Museum Morsbroich, Leverkusen, Germany (February 1 – April 19, 2015)
Ideas are works!
Conceptual Art, a radically new form of artistic work, emerged in the 1960s. To this very day, its artistic strategies are extremely attractive, repeatedly providing reference points for the work of young contemporary artists. Yet it is not really possible to carry on those historical concepts and strategies, unbroken, into the present. Instead, reference to them also involves the challenge to change them.
When the exhibition Konzeption Conception was shown at Museum Morsbroich for about a month in 1969 both visitors and critics put up considerable resistance to the presentation. That project was not only one of the first institutional exhibitions of Conceptual Art, it was also the first exhibition to include the term firmly in its title. The works on show then, by more than 40 artists chosen by the Dusseldorf gallery owner Konrad Fischer and presented jointly with the museum director at the time, Rolf Wedewer, represented new forms of artistic expression. The focus of the show was no longer the finished original, but the idea, the sketch, the description, in brief, the concept.

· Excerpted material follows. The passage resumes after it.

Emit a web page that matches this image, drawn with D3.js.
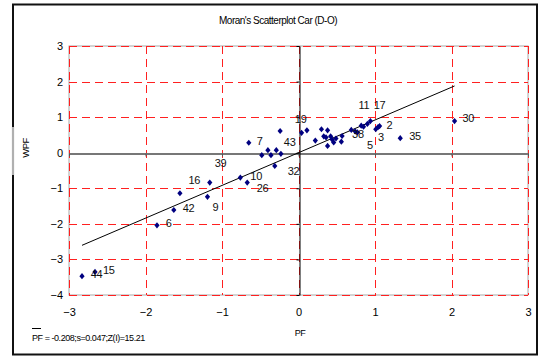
<!DOCTYPE html>
<html>
<head>
<meta charset="utf-8">
<script src="https://cdn.jsdelivr.net/npm/d3@7"></script>
<style>
  html, body { margin: 0; padding: 0; background: #fff; }
  svg { display: block; font-family: "Liberation Sans", Arial, sans-serif; }
</style>
</head>
<body>
<svg id="chart" width="540" height="357"></svg>
<script>
// Standardised variable (PF) and its spatial lag (WPF) for each region
const regionIds = ["44","15","6","42","16","9","39","10","26","7","32","43","","","","","","19","",
  "","","","","","","","","","","","38","","","5","11","","","17","3","","2","35","30"];
const pf  = [-2.83,-2.66,-1.85,-1.63,-1.55,-1.19,-1.16,-0.76,-0.67,-0.65,-0.31,-0.29,-0.48,-0.40,-0.36,-0.23,-0.24,0.04,0.11,
  0.22,0.30,0.33,0.38,0.36,0.42,0.38,0.44,0.46,0.49,0.56,0.57,0.69,0.74,0.77,0.82,0.85,0.90,0.94,1.01,1.04,1.06,1.33,2.04];
const wpf = [-3.47,-3.35,-2.04,-1.61,-1.14,-1.24,-0.84,-0.70,-0.84,0.28,-0.37,0.07,-0.07,0.07,-0.07,-0.03,0.61,0.56,0.63,
  0.34,0.66,0.46,0.63,0.43,0.46,0.19,0.37,0.29,0.40,0.31,0.47,0.64,0.60,0.57,0.76,0.73,0.81,0.89,0.66,0.72,0.75,0.41,0.89];

// Fitted line (slope = Moran's I) and summary statistics
const fitSlope = 0.92;
const fitIntercept = 0.0;
const pfMean = -0.208, pfSd = 0.047, zScore = 15.21;

const xTicks = [-3, -2, -1, 0, 1, 2, 3];
const yTicks = [-4, -3, -2, -1, 0, 1, 2, 3];

// Label nudges (pixels, relative to the marker) so the ids don't collide
const labelNudge = {
  "44": [8.7, -2], "15": [8, -2], "6": [8.7, -2], "42": [9, -1.5], "16": [8.5, -13],
  "9": [5, 10], "39": [5, -19.5], "10": [10, -1.5], "26": [9.5, 5.5], "7": [8, -2],
  "32": [13, 5], "43": [7.5, -8], "19": [-6.7, -13.7], "38": [10, -2], "5": [9.7, 12.7],
  "11": [-2.7, -20.7], "17": [3.3, -16], "3": [2.3, 7.7], "2": [7, -1], "35": [9, -2], "30": [8, -3]
};

const svg = d3.select("#chart");
const plot = { left: 69, right: 528, top: 46, bottom: 295 };

const x = d3.scaleLinear().domain([-3, 3]).range([plot.left, plot.right]);
const y = d3.scaleLinear().domain([-4, 3]).range([plot.bottom, plot.top]);

// Outer frame
svg.append("rect")
  .attr("x", 13).attr("y", 4.5).attr("width", 524).attr("height", 350)
  .attr("fill", "none").attr("stroke", "#111").attr("stroke-width", 2);
svg.append("line")
  .attr("x1", 13).attr("x2", 13).attr("y1", 127).attr("y2", 175)
  .attr("stroke", "#b0b0b0").attr("stroke-width", 2.2);

// Title
svg.append("text")
  .attr("x", 278).attr("y", 24)
  .attr("text-anchor", "middle")
  .attr("font-size", 10).attr("letter-spacing", -0.5)
  .text("Moran's Scatterplot Car (D-O)");

// Plot area border
svg.append("rect")
  .attr("x", plot.left).attr("y", plot.top)
  .attr("width", plot.right - plot.left).attr("height", plot.bottom - plot.top)
  .attr("fill", "none").attr("stroke", "#a8a8a8").attr("stroke-width", 1);

// Dashed grid
const grid = svg.append("g").attr("stroke", "#ff2020").attr("stroke-width", 1)
  .attr("stroke-dasharray", "8,5");
grid.selectAll("line.v").data(xTicks).join("line")
  .attr("class", "v")
  .attr("x1", d => Math.round(x(d)) + 0.5).attr("x2", d => Math.round(x(d)) + 0.5)
  .attr("y1", plot.top).attr("y2", plot.bottom);
grid.selectAll("line.h").data(yTicks).join("line")
  .attr("class", "h")
  .attr("y1", d => Math.round(y(d)) + 0.5).attr("y2", d => Math.round(y(d)) + 0.5)
  .attr("x1", plot.left).attr("x2", plot.right);

// Zero axes through the origin
const xZero = svg.append("g")
  .attr("transform", `translate(0,${Math.round(y(0)) + 0.5})`)
  .call(d3.axisBottom(x).tickValues(xTicks).tickSize(3).tickSizeOuter(0).tickFormat(""));
xZero.select(".domain").attr("stroke", "#777").attr("stroke-width", 2);
xZero.selectAll(".tick line").attr("stroke", "#555");

const yZero = svg.append("g")
  .attr("transform", `translate(${Math.round(x(0)) + 0.5},0)`)
  .call(d3.axisLeft(y).tickValues(yTicks).tickSize(3).tickSizeOuter(0).tickFormat(""));
yZero.select(".domain").attr("stroke", "#000").attr("stroke-width", 1);
yZero.selectAll(".tick line").attr("stroke", "#000");

// Tick labels on the plot edges
const xAxis = svg.append("g")
  .attr("transform", `translate(0,${plot.bottom})`)
  .call(d3.axisBottom(x).tickValues(xTicks).tickSize(0).tickPadding(13).tickFormat(d3.format("d")));
xAxis.select(".domain").remove();
xAxis.selectAll("text").attr("font-size", 11).attr("fill", "#000")
  .attr("font-family", "'Liberation Sans', Arial, sans-serif");

const yAxis = svg.append("g")
  .attr("transform", `translate(${plot.left},0)`)
  .call(d3.axisLeft(y).tickValues(yTicks).tickSize(0).tickPadding(6).tickFormat(d3.format("d")));
yAxis.select(".domain").remove();
yAxis.selectAll("text").attr("font-size", 11).attr("fill", "#000")
  .attr("font-family", "'Liberation Sans', Arial, sans-serif");

// Axis titles
svg.append("text")
  .attr("transform", "translate(29,148) rotate(-90)")
  .attr("text-anchor", "middle")
  .attr("font-size", 9.5).attr("letter-spacing", -0.5)
  .text("WPF");
svg.append("text")
  .attr("x", 300).attr("y", 336)
  .attr("text-anchor", "middle")
  .attr("font-size", 9).attr("letter-spacing", -0.5)
  .text("PF");

// Regression line across the range of PF
const [xMin, xMax] = d3.extent(pf);
svg.append("line")
  .attr("x1", x(xMin)).attr("y1", y(fitIntercept + fitSlope * xMin))
  .attr("x2", x(xMax)).attr("y2", y(fitIntercept + fitSlope * xMax))
  .attr("stroke", "#000").attr("stroke-width", 1);

// Points
const points = pf.map((v, i) => ({ pf: v, wpf: wpf[i], id: regionIds[i] }));
const diamond = {
  draw(ctx, size) {
    const w = 2.6, h = 3.1;
    ctx.moveTo(0, -h); ctx.lineTo(w, 0); ctx.lineTo(0, h); ctx.lineTo(-w, 0); ctx.closePath();
  }
};
svg.append("g").selectAll("path").data(points).join("path")
  .attr("transform", d => `translate(${x(d.pf)},${y(d.wpf)})`)
  .attr("d", d3.symbol(diamond))
  .attr("fill", "#000080");

// Region ids
svg.append("g").selectAll("text").data(points.filter(d => d.id)).join("text")
  .attr("x", d => x(d.pf) + (labelNudge[d.id] || [8, 0])[0])
  .attr("y", d => y(d.wpf) + (labelNudge[d.id] || [8, 0])[1])
  .attr("dy", "0.36em")
  .attr("font-size", 11).attr("letter-spacing", -0.3)
  .attr("fill", "#111")
  .text(d => d.id);

// Summary statistics
const stats = svg.append("text")
  .attr("x", 32).attr("y", 341)
  .attr("font-size", 9).attr("letter-spacing", -0.45);
stats.text(`PF = ${pfMean.toFixed(3)};s=${pfSd.toFixed(3)};Z(I)=${zScore.toFixed(2)}`);
svg.append("line")
  .attr("x1", 32).attr("x2", 41).attr("y1", 328.5).attr("y2", 328.5)
  .attr("stroke", "#000").attr("stroke-width", 1);
</script>
</body>
</html>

More Konzeption Conception Now
The Conceptual Art approaches presented in Leverkusen in 1969 form the point of the departure for the current exhibition. More than 20 young international artists engage through their work with the Conceptual Art of the 1960s.
Fully aware of the conceptual positions of the 1960s, these contemporary artists deliberately avail themselves of some of the strategies presented in 1969, while also using new components designated by Noemi Smolik in her text for the exhibition as “contaminations” of the conceptual—for example, the idea of the folkloric or the everyday. In other words, these artists are not interested in an unbroken continuation of the historical Conceptual Art.
The reflection on conceptual strategies in the works of the younger artists as well as the “shift” they contain also consider changed themes in changed times. They generate a new topicality and relevance for conceptual expressive possibilities. Ceal Floyer, for example, who for her work Title Variable (2001–09) spans a black rubber band across the whole wall, thus undertaking a kind of surveying measurement—albeit paradoxically with an elastic material. This work recalls the space surveys of Timm Ulrichs or those of Mel Bochner, who in the 1969 exhibition drew lines on the walls and noted down the exact measurements.
Curator of the exhibition is Stefanie Kreuzer.